3 – rendre l’appareil conforme au standard final, grâce à un nombre de modifications et à l’adjonction de quelques systèmes, notamment de l’autopilote.
4 – utiliser le circuit de carburant complet.
La reprise des essais en vol du prototype 002 coïncidera avec l’achèvement du programme des vols à vitesse supersonique réduite du 001. Le prototype de Toulouse sera à son tour immobilisé au sol pour être complètement modifié, cependant que l’appareil de Fairford étendra sa gamme de vitesses jusqu’à Mach 2 (au début de l’an prochain). Le prochain appareil qui participera au programme d’essais en vol combiné, à la fin de 1970, sera l’avion de présérie 01, dont la construction est en cours à Filton. La question se pose de savoir quel type d’appareil sera mis en oeuvre pour l’accompagnement des Concorde pendant les essais supersoniques. Le seul appareil disponible qui satisfasse à toutes les exigences semble être le McDonnell Douglas F-4 Phantom. N’est-il pas réjouissant de constater que les avions de transport commerciaux américains sont sur le point de surclasser la plupart des intercepteurs militaires sur le plan de la vitesse soutenue et la distance franchissable ?

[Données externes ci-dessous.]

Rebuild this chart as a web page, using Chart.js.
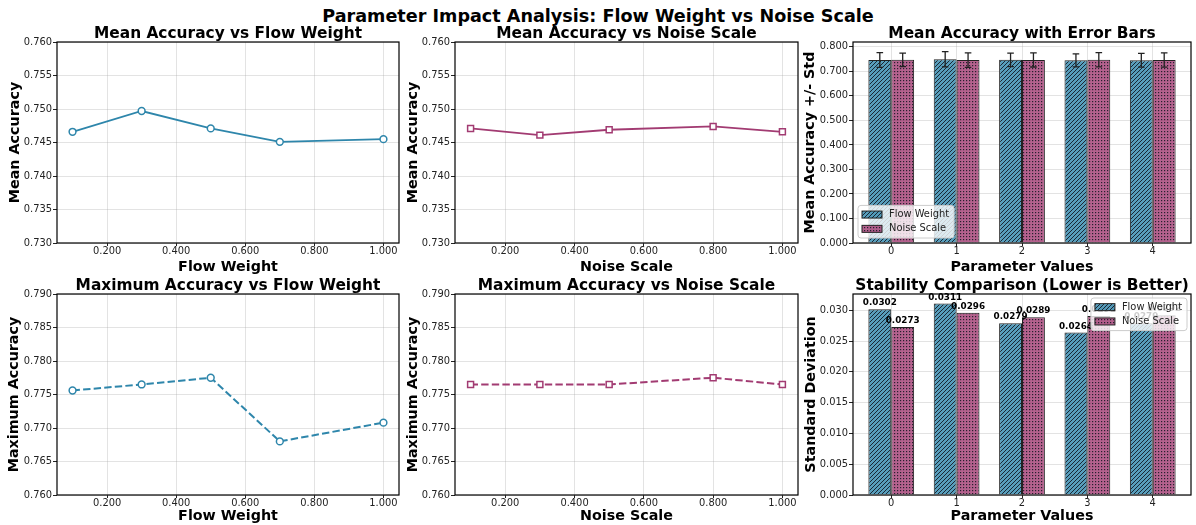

Lors de notre visite à Fairford il nous est apparu avec évidence qu’un programme de coopération comme celui du Concorde peut être mené à bien dans d’excellentes conditions si chacun des partenaires y met du sien. Les échanges d’idées et d’informations sont nombreux et profitables. Le programme des essais en vol est soigneusement réparti entre les deux partenaires, en sorte qu’aucun travail n’est effectué deux fois sans nécessité. Du fait que deux appareils sont soumis aux essais en vol, il est évident que le programme Concorde exige deux fois plus de modifications qu’un programme d’essais en vol classique.
Les équipages ont, eux aussi, une lourde responsabilité, mais il est réconfortant de constater que ni eux ni les “rampants” ne sont dépassés par la situation. Les uns et les autres connaissent parfaitement l’avion et ses circuits et considèrent l’ensemble du projet avec une confiance totale. L’équipe de BAC et celle de Sud-Aviation dirigée par André Turcat constituent, réunie, une élite de pilotes dont il serait sinon impossible, du moins difficile de trouver l’équivalent dans le monde. Si le Concorde se comporte aussi bien en régime supersonique qu’il le fait aux vitesses actuelles, les compagnies de transport aérien feront bien de se dépêcher si elles veulent recevoir, en temps utile, un TSS aussi parfaitement au point, aussi agréable à piloter et qui aura des années d’avance sur tout autre avion de transport.